Monday, April 29, 2019

San Diego: six

       Not able to reach San Diego before dark, I hove to last evening at about 7 PM eight miles SSW of Point Loma which marks the entrance to San Diego Bay.
        I went to sleep early, woke at 10 PM to find we had hardly moved.  Woke at midnight to find us being blown west at two knots.
        I got up, got into my foul weather gear, and started sailing back east.
        I set an alarm for 3 AM and dozed some at Central, but woke before the alarm went off.  I trimmed and retrimmed the sails to put us just off Point Loma at first light at 4:30 and we were.
       There was a quiet sense of satisfaction as we rounded Point Loma and entered the bay.
        In smoother water I fit the Torqeedo, which started as it should, dock lines, and fenders.

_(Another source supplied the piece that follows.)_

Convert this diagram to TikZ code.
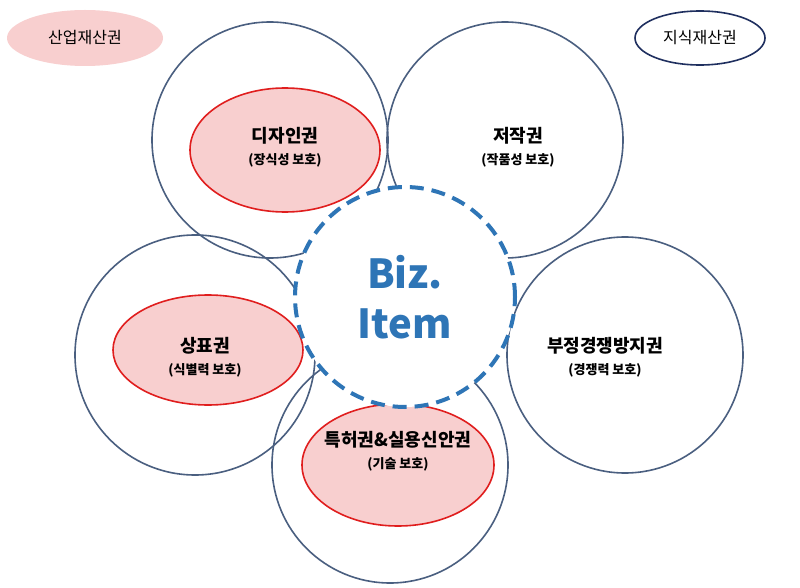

        I thought it odd that several sailboats passed us heading out, motorsailing with main up, until I reached the Customs dock and found it almost full of boats returning from the Ensenada Race.
        I also found on the dock a small unexpected welcoming party of friends who had seen our Yellowbrick position.  
        It was a hard passage.  Hard without any severe weather.  Hard with windless wastes beyond my experience or imaginagtion.  Hard with the last 1500 miles hard on the wind.
        I will write more in time.
        I have numerous emails to respond to.  I thank you all now generally for your congratulations and will individually when I can.
        This is a significant day in my life:  the end of the second part and the beginning of the third.
        November 11, 1941.   November 2, 1974.  April 29, 2019.